投稿者:袋小路 - この投稿者のレビュー一覧を見る
神戸市須磨区の児童殺傷事件(97年)では一部のマスメディアが容疑者の少年の顔写真を報道した。大阪府堺市で起きた通り魔殺人事件(98年)でも、「新潮45」が容疑者少年の実名を報道し、少年が損害賠償訴訟を起こした。こうした動きに対しては、大新聞などの「良識派」マスメディアからは「少年法の精神に反する」といった批判が浴びせられてきた。
しかし本書の著者の松井氏は、少年事件の報道制限を定める少年法61条は、憲法21条が保障する表現の自由を侵害している、と主張する。
松井氏は憲法学者。民主制において不可欠である、という理由で表現の自由を極めて重視する(逆に社会権や憲法9条の平和主義などは重視しない)議論で知られている。
氏は表現の自由の制約は、とりわけ厳しい基準を満たさなければ認められない、とし、実名報道の一律絶対的禁止は正当化しがたい、と結論づける。
著者はさらに、少年の自己責任を重視する立場から、現行の少年法の背骨となっている保護主義にも疑問を投げかける。

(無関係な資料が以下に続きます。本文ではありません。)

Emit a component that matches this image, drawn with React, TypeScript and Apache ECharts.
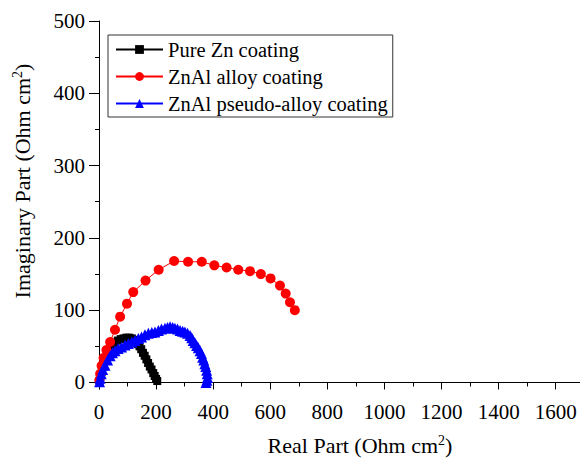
import React, { useEffect, useRef } from "react";
import * as echarts from "echarts";

const seriesNames = ["Pure Zn coating", "ZnAl alloy coating", "ZnAl pseudo-alloy coating"];

const pureZn: number[][] = [
  [2, 2], [5, 8], [10, 15], [16, 22], [23, 30], [31, 37], [40, 44], [48, 50], [57, 55], [66, 58],
  [76, 60], [86, 61], [96, 62], [106, 62], [115, 61], [123, 59], [130, 56], [136, 53], [142, 50],
  [148, 46], [154, 41], [160, 37], [166, 32], [172, 27], [178, 22], [184, 18], [190, 13], [195, 9],
  [200, 5], [204, 2],
];

const znAl: number[][] = [
  [1, 3], [4, 12], [9, 23], [16, 34], [26, 45], [39, 56], [56, 73], [74, 91], [98, 109], [120, 125],
  [163, 141], [209, 156], [263, 168], [312, 167], [360, 167], [404, 162], [447, 159], [488, 156],
  [529, 154], [567, 150], [601, 144], [634, 134], [654, 123], [669, 111], [686, 100],
];

const znAlPseudo: number[][] = [
  [2, 1], [4, 6], [8, 12], [13, 18], [21, 24], [30, 31], [39, 37], [47, 41], [56, 44], [67, 47],
  [79, 49], [91, 52], [103, 54], [115, 56], [126, 58], [138, 61], [149, 63], [161, 66], [173, 68],
  [185, 69], [196, 70], [208, 72], [219, 74], [231, 75], [240, 76], [249, 77], [258, 76], [266, 75],
  [275, 74], [284, 72], [293, 71], [301, 70], [310, 68], [319, 65], [325, 62], [330, 58], [336, 55],
  [342, 51], [348, 48], [354, 44], [359, 40], [363, 35], [367, 31], [371, 26], [374, 22], [377, 17],
  [379, 12], [380, 7], [378, 3], [375, 0],
];

const xMajorTicks = [0, 200, 400, 600, 800, 1000, 1200, 1400, 1600];
const xMinorTicks = [100, 300, 500, 700, 900, 1100, 1300, 1500];
const yMajorTicks = [0, 100, 200, 300, 400, 500];
const yMinorTicks = [50, 150, 250, 350, 450];

const FONT = "'Liberation Serif', 'Times New Roman', serif";

export default function App() {
  const ref = useRef<HTMLDivElement>(null);
  useEffect(() => {
    if (!ref.current) return;
    const chart = echarts.init(ref.current, null, { renderer: "svg" });
    const plain = (v: number) => String(v);
    const tickStyle = { color: "#000", width: 1 };
    const rich = {
      a: { fontFamily: FONT, fontSize: 22, fill: "#000" },
      s: { fontFamily: FONT, fontSize: 14, fill: "#000", verticalAlign: "top", padding: [0, 0, 9, 0] },
    };
    chart.setOption({
      animation: false,
      backgroundColor: "#fff",
      textStyle: { fontFamily: FONT },
      grid: { left: 99, top: 21, right: 0, bottom: 70, containLabel: false, outerBoundsMode: "none" },
      legend: {
        orient: "vertical",
        left: 108,
        top: 35,
        padding: [4, 5, 3, 7],
        borderColor: "#333",
        borderWidth: 1,
        itemWidth: 47,
        itemHeight: 11,
        itemGap: 6,
        data: seriesNames,
        textStyle: { fontFamily: FONT, fontSize: 20.5, color: "#000", lineHeight: 21 },
      },
      xAxis: [
        {
          type: "value",
          min: 0,
          max: 1685,
          axisLine: { show: true, lineStyle: { color: "#000", width: 1 } },
          splitLine: { show: false },
          axisTick: { show: true, inside: false, length: 7, customValues: xMajorTicks, lineStyle: tickStyle },
          axisLabel: { customValues: xMajorTicks, formatter: plain, fontFamily: FONT, fontSize: 21, color: "#000", margin: 12 },
        },
        {
          type: "value",
          min: 0,
          max: 1685,
          position: "bottom",
          axisLine: { show: false },
          splitLine: { show: false },
          axisTick: { show: true, inside: false, length: 4, customValues: xMinorTicks, lineStyle: tickStyle },
          axisLabel: { show: false },
        },
      ],
      yAxis: [
        {
          type: "value",
          min: -9,
          max: 500,
          axisLine: { show: true, lineStyle: { color: "#000", width: 1 } },
          splitLine: { show: false },
          axisTick: { show: true, inside: false, length: 10, customValues: yMajorTicks, lineStyle: tickStyle },
          axisLabel: { customValues: yMajorTicks, formatter: plain, fontFamily: FONT, fontSize: 21, color: "#000", margin: 14 },
        },
        {
          type: "value",
          min: -9,
          max: 500,
          position: "left",
          axisLine: { show: false },
          splitLine: { show: false },
          axisTick: { show: true, inside: false, length: 4, customValues: yMinorTicks, lineStyle: tickStyle },
          axisLabel: { show: false },
        },
      ],
      graphic: [
        {
          type: "text",
          x: 360,
          y: 445,
          style: {
            text: "{a|Real Part (Ohm cm}{s|2}{a|)}",
            align: "center",
            verticalAlign: "middle",
            rich,
          },
        },
        {
          type: "text",
          x: 22,
          y: 181,
          rotation: Math.PI / 2,
          style: {
            text: "{a|Imaginary Part (Ohm cm}{s|2}{a|)}",
            align: "center",
            verticalAlign: "middle",
            rich,
          },
        },
      ],
      series: [
        {
          name: seriesNames[0],
          type: "line",
          data: pureZn,
          symbol: "rect",
          symbolSize: 8,
          itemStyle: { color: "#000" },
          lineStyle: { color: "#000", width: 1 },
          z: 2,
        },
        {
          name: seriesNames[1],
          type: "line",
          data: znAl,
          symbol: "circle",
          symbolSize: 10,
          itemStyle: { color: "#ff0000" },
          lineStyle: { color: "#ff0000", width: 1 },
          z: 3,
        },
        {
          name: seriesNames[2],
          type: "line",
          data: znAlPseudo,
          symbol: "triangle",
          symbolSize: 11,
          itemStyle: { color: "#0000ff" },
          lineStyle: { color: "#0000ff", width: 1 },
          z: 4,
        },
      ],
    });
    return () => chart.dispose();
  }, []);
  return <div ref={ref} style={{ width: 580, height: 459, position: "absolute", left: 0, top: 0 }} />;
}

これまで、少年法の報道制限に対する批判といえば、もっぱら加害者への応報感情を根拠とするものが多かったように思う。その中で、「表現の自由」を根拠とする、いわば「護憲的」観点から少年法を批判している点で、本書の主張はもっと議論の対象とされていいはずだ。特に少年法の専門家からの応答があれば、知りたいと思う。
紙の本
憲法の視点から少年法を考える
2001/01/15 12:50
0人中、0人の方がこのレビューが役に立ったと投票しています。
投稿者:法学セミナー - この投稿者のレビュー一覧を見る
少年が罪を犯したとき、審判手続は公開されず、氏名や顔写真は報道されない。これらの措置は少年の利益を保護するとされるが、国民の知る権利や表現の自由はどうか。本書は、憲法の観点から論じる。
少年のプライバシーを保護して更生をはかることが、社会の利益にもなるならば、審判を非公開とすべきだ。しかし、国民の知る権利との比較衝量から非公開が正当化されるのは、やむにやまれぬ場合のみだ。
事件報道においても、少年の最善の利益は、表現の自由と調整される必要がある。裁判所が、具体的な事例で両者を衝量し、やむにやまれない場合にのみ報道を制限すべきだ。
さらに、少年観の変化にも言及がなされる。自己決定権の行使主体となった少年は、自己責任を負うべきであり、その責任を自覚させるためにも情報公開は有意義だという。